# Start of Data extract
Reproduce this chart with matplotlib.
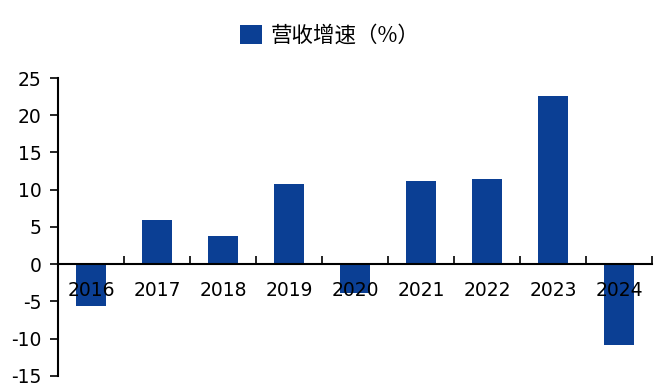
import matplotlib.pyplot as plt
import numpy as np

years = ["2016", "2017", "2018", "2019", "2020", "2021", "2022", "2023", "2024"]
growth = [-5.6, 6.0, 3.8, 10.8, -3.8, 11.2, 11.4, 22.6, -10.8]
y_ticks = [-15, -10, -5, 0, 5, 10, 15, 20, 25]
legend_label = "营收增速（%）"

BAR_COLOR = "#0b3f94"

plt.rcParams["font.family"] = ["DejaVu Sans", "Noto Sans CJK SC"]

fig = plt.figure(figsize=(6.67, 3.92), dpi=100)
ax = fig.add_axes([0.087, 0.041, 0.891, 0.760])

x = np.arange(len(years))
ax.bar(x, growth, width=0.46, color=BAR_COLOR, label=legend_label, zorder=1)

ax.set_xlim(-0.5, len(years) - 0.5)
ax.set_ylim(-15, 25)
ax.set_yticks(y_ticks)
ax.set_yticklabels([str(v) for v in y_ticks])

# category labels at centers, tick marks at category boundaries
ax.set_xticks(x)
ax.set_xticklabels(years)
ax.set_xticks(np.arange(len(years) + 1) - 0.5, minor=True)
ax.tick_params(axis="x", which="major", length=0, pad=12, labelsize=13.5)
ax.tick_params(axis="x", which="minor", direction="in", length=6, width=1.2)
ax.tick_params(axis="y", direction="out", length=6, width=1.2, pad=6, labelsize=13.5)

ax.spines["top"].set_visible(False)
ax.spines["right"].set_visible(False)
ax.spines["bottom"].set_position(("data", 0))
ax.spines["bottom"].set_linewidth(1.5)
ax.spines["bottom"].set_zorder(3)
ax.spines["left"].set_linewidth(1.5)

for lbl in ax.get_xticklabels():
    lbl.set_zorder(4)

fig.legend(
    loc="center",
    bbox_to_anchor=(330 / 667, 1 - 36 / 392),
    frameon=False,
    prop={"family": ["Noto Sans CJK SC", "DejaVu Sans"], "size": 15.5},
    handlelength=1.0,
    handleheight=1.0,
    handletextpad=0.4,
)

fig.savefig("out.png", dpi=100)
# End of Data extract
The request
Find every line with the word "matplotlib" and state how many there are, with no other words.

Output below
2